Les entreprises du secteur privé, soumises aux pressions sans cesse croissantes de nombreuses parties prenantes, se retrouvent dans des situations auxquelles le secteur public a traditionnellement dû faire face. Elles peuvent donc tirer de riches apprentissages à partir de modèles fondés sur une gestion modeste et attentive.


Notes

1 Voir notamment Barnard, C., The Functions of the Executive (1938) ; Simon, H. A., Administrative Behavior – A Study of Decision-Making Processes in Administrative Organization (1947) ; et Selznick, P., Leadership in Administration – A Sociological Interpretation (1957).

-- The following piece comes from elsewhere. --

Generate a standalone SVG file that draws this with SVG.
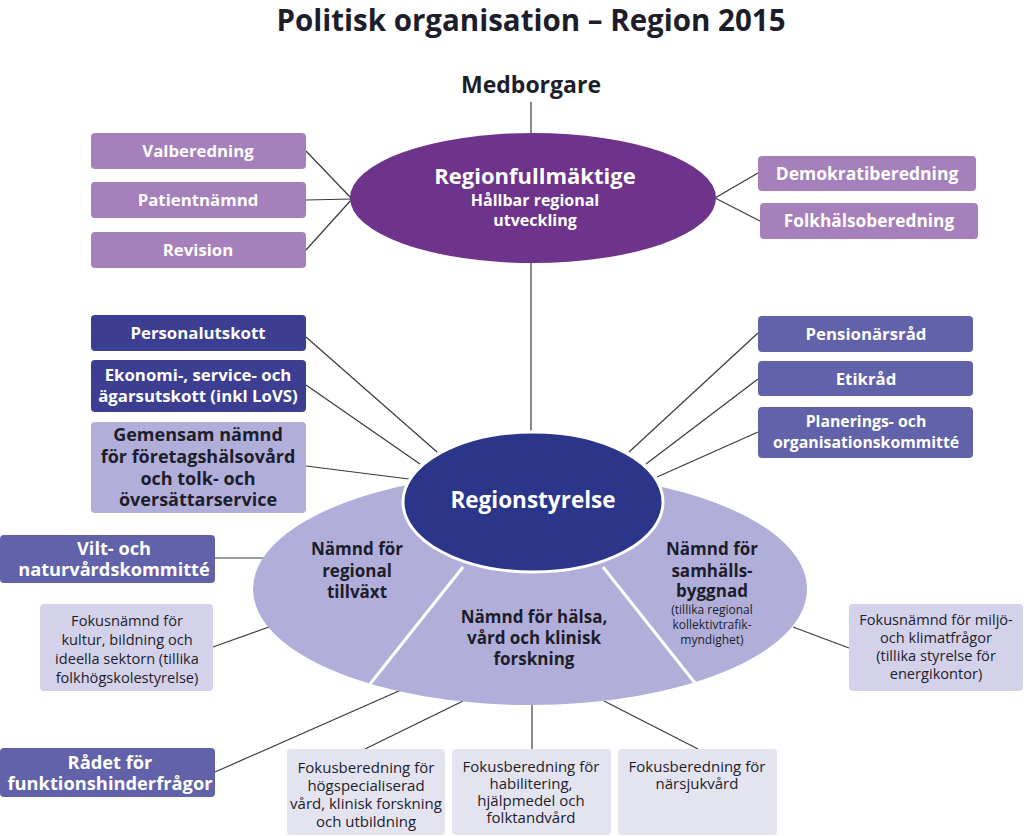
<svg xmlns="http://www.w3.org/2000/svg" width="1024" height="836" viewBox="0 0 1024 836">
<style>
.conn{stroke:#3a3a3a;stroke-width:1.2;fill:none}
.t{font-family:"Open Sans","Noto Sans","Liberation Sans",sans-serif;text-anchor:middle}
.b{font-weight:bold}
.w{fill:#ffffff}
.d{fill:#1d1d2b}
.s17{font-size:16.8px}
.s15{font-size:14.6px}
.top{fill:#a680bb}
.dk{fill:#3c3e91}
.md{fill:#6262aa}
.lt{fill:#b1afda}
.fk{fill:#d4d2ea}
.fb{fill:#e4e3f0}
</style>
<rect width="1024" height="836" fill="#ffffff"/>
<text class="t b d" x="531" y="31" font-size="29.5">Politisk organisation – Region 2015</text>
<g id="connectors">
<line class="conn" x1="531" y1="102" x2="531" y2="470"/>
<line class="conn" x1="306" y1="151" x2="352" y2="199"/>
<line class="conn" x1="306" y1="200" x2="352" y2="199"/>
<line class="conn" x1="306" y1="250" x2="352" y2="199"/>
<line class="conn" x1="715" y1="198" x2="758" y2="173"/>
<line class="conn" x1="715" y1="198" x2="760" y2="221"/>
<line class="conn" x1="306" y1="337" x2="437" y2="452"/>
<line class="conn" x1="306" y1="385" x2="420" y2="464"/>
<line class="conn" x1="306" y1="466" x2="409" y2="479"/>
<line class="conn" x1="758" y1="333" x2="629" y2="452"/>
<line class="conn" x1="758" y1="379" x2="646" y2="464"/>
<line class="conn" x1="758" y1="432" x2="657" y2="477"/>
<line class="conn" x1="215" y1="558" x2="265" y2="558"/>
<line class="conn" x1="213" y1="647" x2="269" y2="627"/>
<line class="conn" x1="849" y1="648" x2="793" y2="627"/>
<line class="conn" x1="215" y1="772" x2="401" y2="690"/>
<line class="conn" x1="365" y1="749" x2="463" y2="701"/>
<line class="conn" x1="532" y1="703" x2="532" y2="749"/>
<line class="conn" x1="604" y1="701" x2="698" y2="749"/>
</g>
<g id="naemnder">
<ellipse cx="530" cy="589" rx="277" ry="116" fill="#b1afda"/>
<line x1="463" y1="567" x2="370" y2="684" stroke="#ffffff" stroke-width="3"/>
<line x1="603" y1="567" x2="695" y2="683" stroke="#ffffff" stroke-width="3"/>
</g>
<g id="node-tillvaxt">
<text class="t b d" font-size="17" x="357" y="555">Nämnd för</text>
<text class="t b d" font-size="17" x="357" y="577">regional</text>
<text class="t b d" font-size="17" x="357" y="598">tillväxt</text>
</g>
<g id="node-halsa">
<text class="t b d" font-size="17" x="534" y="623">Nämnd för hälsa,</text>
<text class="t b d" font-size="17" x="534" y="644">vård och klinisk</text>
<text class="t b d" font-size="17" x="534" y="665">forskning</text>
</g>
<g id="node-samhallsbyggnad">
<text class="t b d" font-size="17" x="712" y="555">Nämnd för</text>
<text class="t b d" font-size="17" x="712" y="577">samhälls-</text>
<text class="t b d" font-size="17" x="712" y="597">byggnad</text>
<text class="t d" font-size="12" x="712" y="614">(tillika regional</text>
<text class="t d" font-size="12" x="712" y="629">kollektivtrafik-</text>
<text class="t d" font-size="12" x="712" y="644">myndighet)</text>
</g>
<g id="node-regionstyrelse">
<ellipse cx="533" cy="502" rx="130" ry="70" fill="#2b358a" stroke="#ffffff" stroke-width="3"/>
<text class="t b w" font-size="22.5" x="533" y="508">Regionstyrelse</text>
</g>
<g id="node-regionfullmaktige">
<ellipse cx="533" cy="198" rx="183" ry="65" fill="#6e338a"/>
<text class="t b w" font-size="22" x="535" y="184">Regionfullmäktige</text>
<text class="t b w" font-size="16" x="535" y="206">Hållbar regional</text>
<text class="t b w" font-size="16" x="535" y="226">utveckling</text>
</g>
<g id="node-medborgare">
<text class="t b d" font-size="23" x="531" y="93">Medborgare</text>
</g>
<g id="node-valberedning"><rect class="top" x="91" y="133" width="215" height="36" rx="4"/><text class="t b w s17" x="198" y="157">Valberedning</text></g>
<g id="node-patientnamnd"><rect class="top" x="91" y="182" width="215" height="36" rx="4"/><text class="t b w s17" x="198" y="206">Patientnämnd</text></g>
<g id="node-revision"><rect class="top" x="91" y="232" width="215" height="36" rx="4"/><text class="t b w s17" x="198" y="256">Revision</text></g>
<g id="node-demokratiberedning"><rect class="top" x="758" y="156" width="218" height="35" rx="4"/><text class="t b w" font-size="17.5" x="867" y="180">Demokratiberedning</text></g>
<g id="node-folkhalsoberedning"><rect class="top" x="760" y="203" width="218" height="36" rx="4"/><text class="t b w" font-size="17.3" x="869" y="227">Folkhälsoberedning</text></g>
<g id="node-personalutskott"><rect class="dk" x="91" y="315" width="215" height="36" rx="4"/><text class="t b w s17" x="198" y="339">Personalutskott</text></g>
<g id="node-ekonomi"><rect class="dk" x="91" y="360" width="215" height="52" rx="4"/><text class="t b w s17" x="198" y="381">Ekonomi-, service- och</text><text class="t b w s17" x="198" y="402">ägarsutskott (inkl LoVS)</text></g>
<g id="node-gemensam"><rect class="lt" x="91" y="422" width="215" height="91" rx="4"/>
<text class="t b d" font-size="18" x="198" y="441">Gemensam nämnd</text>
<text class="t b d" font-size="18" x="198" y="463">för företagshälsovård</text>
<text class="t b d" font-size="18" x="198" y="485">och tolk- och</text>
<text class="t b d" font-size="18" x="198" y="506">översättarservice</text></g>
<g id="node-pensionarsrad"><rect class="md" x="758" y="316" width="215" height="36" rx="4"/><text class="t b w s17" x="866" y="340">Pensionärsråd</text></g>
<g id="node-etikrad"><rect class="md" x="758" y="361" width="215" height="35" rx="4"/><text class="t b w s17" x="866" y="385">Etikråd</text></g>
<g id="node-planerings"><rect class="md" x="758" y="407" width="215" height="51" rx="4"/><text class="t b w" font-size="15.8" x="866" y="427">Planerings- och</text><text class="t b w" font-size="15.8" x="866" y="448">organisationskommitté</text></g>
<g id="node-vilt"><rect class="md" x="0" y="535" width="215" height="48" rx="4"/><text class="t b w" font-size="18.2" x="114" y="555">Vilt- och</text><text class="t b w" font-size="18.2" x="114" y="576">naturvårdskommitté</text></g>
<g id="node-kultur"><rect class="fk" x="40" y="604" width="173" height="87" rx="4"/>
<text class="t d s15" x="127" y="626">Fokusnämnd för</text>
<text class="t d s15" x="127" y="645">kultur, bildning och</text>
<text class="t d s15" x="127" y="664">ideella sektorn (tillika</text>
<text class="t d s15" x="127" y="683">folkhögskolestyrelse)</text></g>
<g id="node-miljo"><rect class="fk" x="849" y="604" width="174" height="87" rx="4"/>
<text class="t d s15" x="936" y="625">Fokusnämnd för miljö-</text>
<text class="t d s15" x="936" y="643">och klimatfrågor</text>
<text class="t d s15" x="936" y="661">(tillika styrelse för</text>
<text class="t d s15" x="936" y="679">energikontor)</text></g>
<g id="node-radet"><rect class="md" x="0" y="748" width="215" height="49" rx="4"/><text class="t b w" font-size="18.3" x="110" y="769">Rådet för</text><text class="t b w" font-size="18.3" x="110" y="790">funktionshinderfrågor</text></g>
<g id="node-hogspec"><rect class="fb" x="287" y="749" width="158" height="86" rx="4"/>
<text class="t d" font-size="15" x="366" y="773">Fokusberedning för</text>
<text class="t d" font-size="15" x="366" y="791">högspecialiserad</text>
<text class="t d" font-size="15" x="366" y="809">vård, klinisk forskning</text>
<text class="t d" font-size="15" x="366" y="827">och utbildning</text></g>
<g id="node-habilitering"><rect class="fb" x="452" y="749" width="159" height="86" rx="4"/>
<text class="t d" font-size="15" x="531" y="772">Fokusberedning för</text>
<text class="t d" font-size="15" x="531" y="789">habilitering,</text>
<text class="t d" font-size="15" x="531" y="806">hjälpmedel och</text>
<text class="t d" font-size="15" x="531" y="823">folktandvård</text></g>
<g id="node-narsjukvard"><rect class="fb" x="618" y="749" width="159" height="86" rx="4"/>
<text class="t d" font-size="15" x="697" y="772">Fokusberedning för</text>
<text class="t d" font-size="15" x="697" y="789">närsjukvård</text></g>
</svg>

2 Lire la théorie de l’acteur stratégique élaborée en 1977 par Michel Crozier et Erhard Friedberg dans L’Acteur et le système ou encore le livre Le Management stratégique : de l’analyse à l’action par Francine Séguin, Taïeb Hafsi et Christiane Demers (2007).

3 Fadil, A., et Hafsi, T., Jean-Paul Bailly, un dirigeant éclairé à la tête d’entreprises publiques – Comment réconcilier sociétés d’État et profitabilité, Paris, Presses internationales Polytechnique, 2015, 188 p.

4 Voir en page 80 l’article de Luc Bernier, « L’entrepreneuriat dans le secteur public est-il possible ? ».